Erfan Maruf, Jakarta – Indonesia is being urged to overhaul its fuel subsidy regime by shifting from blanket price controls to a targeted quota-based system, as analysts warn the current approach is draining state finances while missing its intended beneficiaries.
Energy observer Sofyano Zakaria said the government must move decisively to reform subsidy distribution, combining controlled pricing with consumption limits tied to individual eligibility, a model already adopted by Malaysia.
"If we don't dare to change, we will keep burning state money without achieving fair outcomes," Sofyano said in a statement on Thursday.

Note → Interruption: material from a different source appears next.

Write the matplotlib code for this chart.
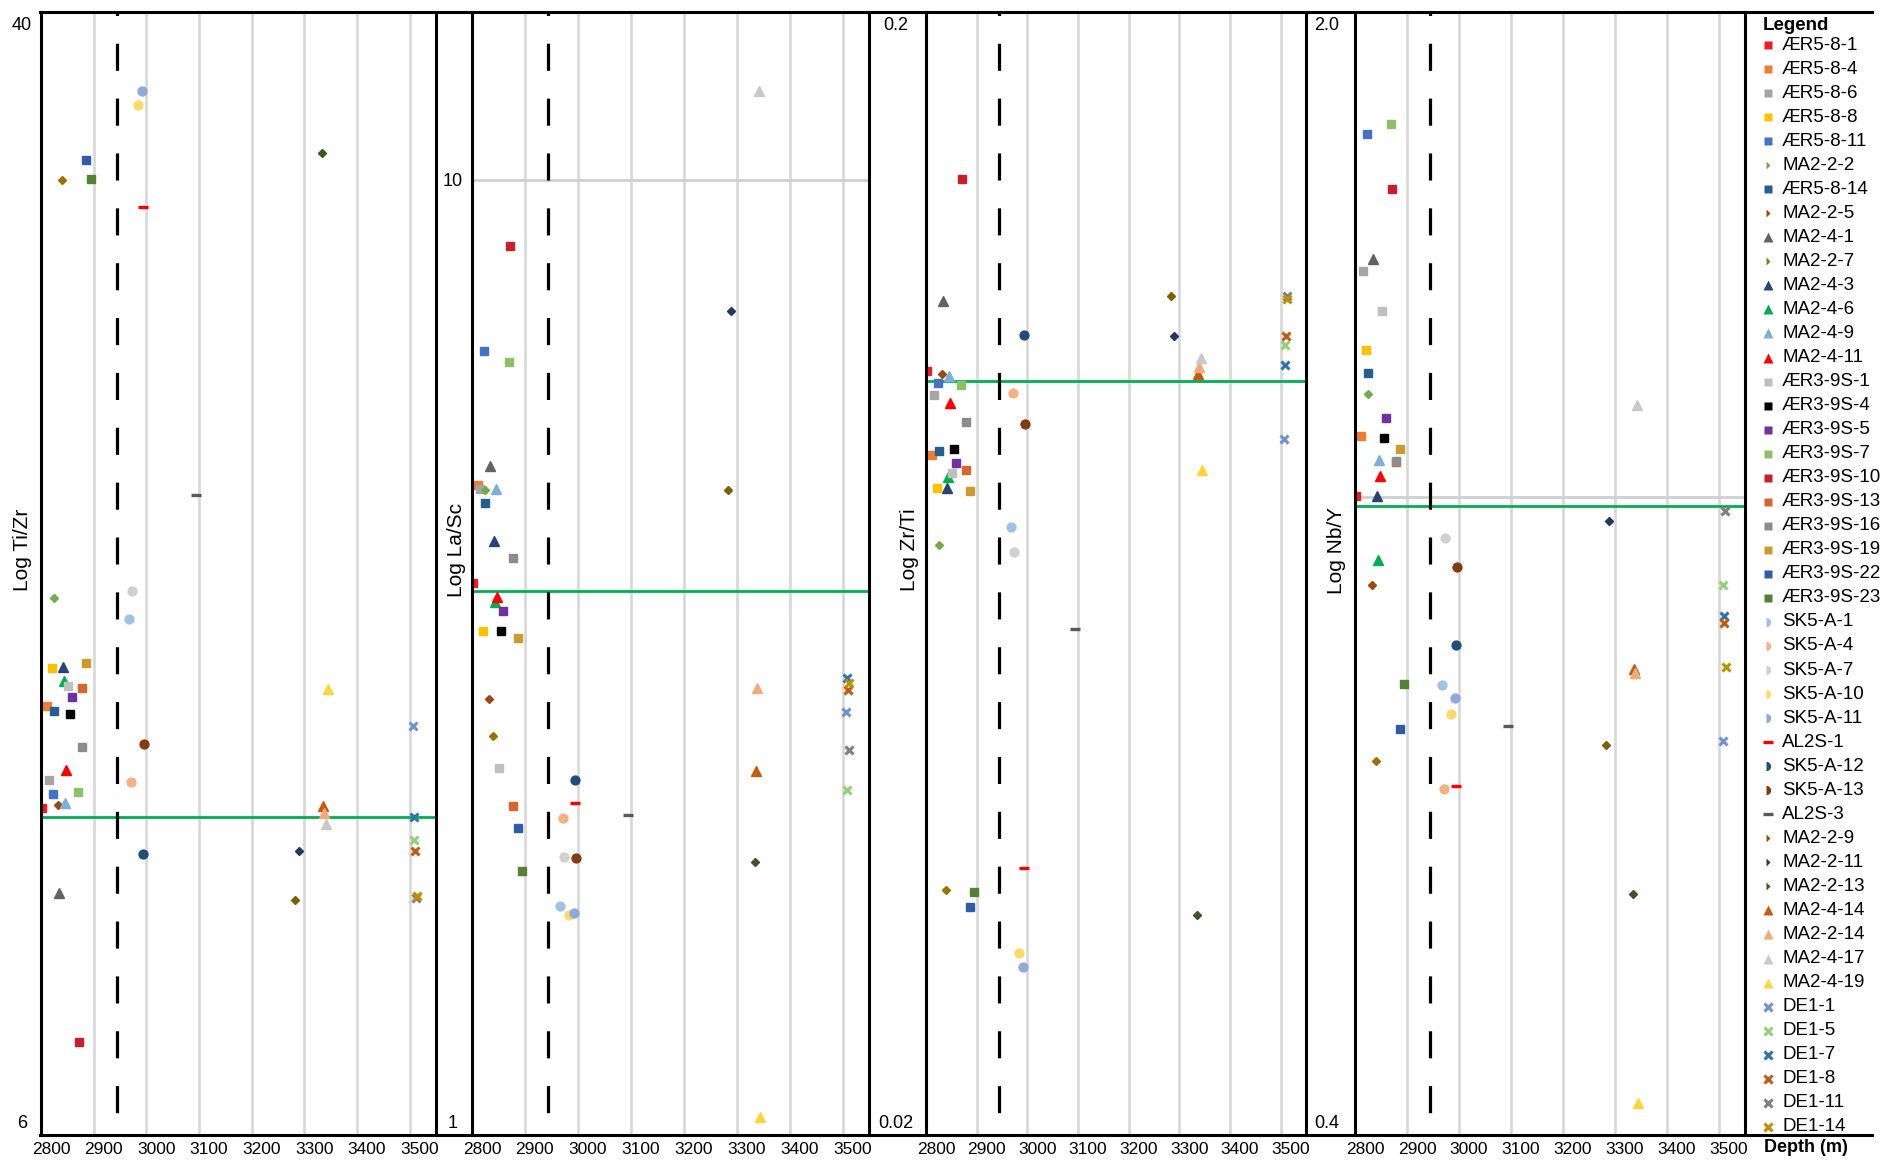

He pointed out that Malaysia has moved beyond simply offering cheap fuel, instead regulating consumption through quotas linked to citizen identity. Subsidized fuels such as RON95 are allocated at around 200 liters per person per month, with any excess consumption priced at market rates.
"Malaysia is no longer just selling cheap fuel, but determining who is eligible and how much they can consume. This is a bold and rational step," he said.
In contrast, Sofyano criticized Indonesia's subsidy policy for focusing heavily on keeping prices low while lacking effective distribution controls. As a result, subsidies are often enjoyed by higher-income groups, including owners of large vehicles and even industrial users.
"Indonesia seems reluctant to raise prices or limit consumption, allowing subsidies to be captured by those who are not entitled, including large vehicle owners and industry," he added.
He stressed that subsidy efficiency is not about maintaining low prices, but ensuring precise targeting. Indonesia's current monitoring system, which relies on vehicle registration and barcode tracking, still leaves room for abuse, including repeated refueling and illegal redistribution.
"This is not about cheap or expensive, but about whether subsidies are well targeted. Malaysia's individual-based approach is harder to manipulate," he said.
While acknowledging potential public resistance and pressure on transport operators, Sofyano warned that Indonesia's current price stability is misleading and comes at a high fiscal cost.
"Indonesia may appear socially stable because prices are kept low. But this is a false stability. It is costly. The state budget is burdened, and subsidies are not well targeted," he said.
Data from the Energy and Mineral Resources Ministry shows that fuel imports reached 31.95 million kiloliters in 2024, marking a 60.31% increase over the past five years and accounting for roughly 40% of national demand. Meanwhile, daily fuel consumption stood at around 232.42 thousand kiloliters daily as of September 2025, with imports projected at 24-25 million kiloliters for the year.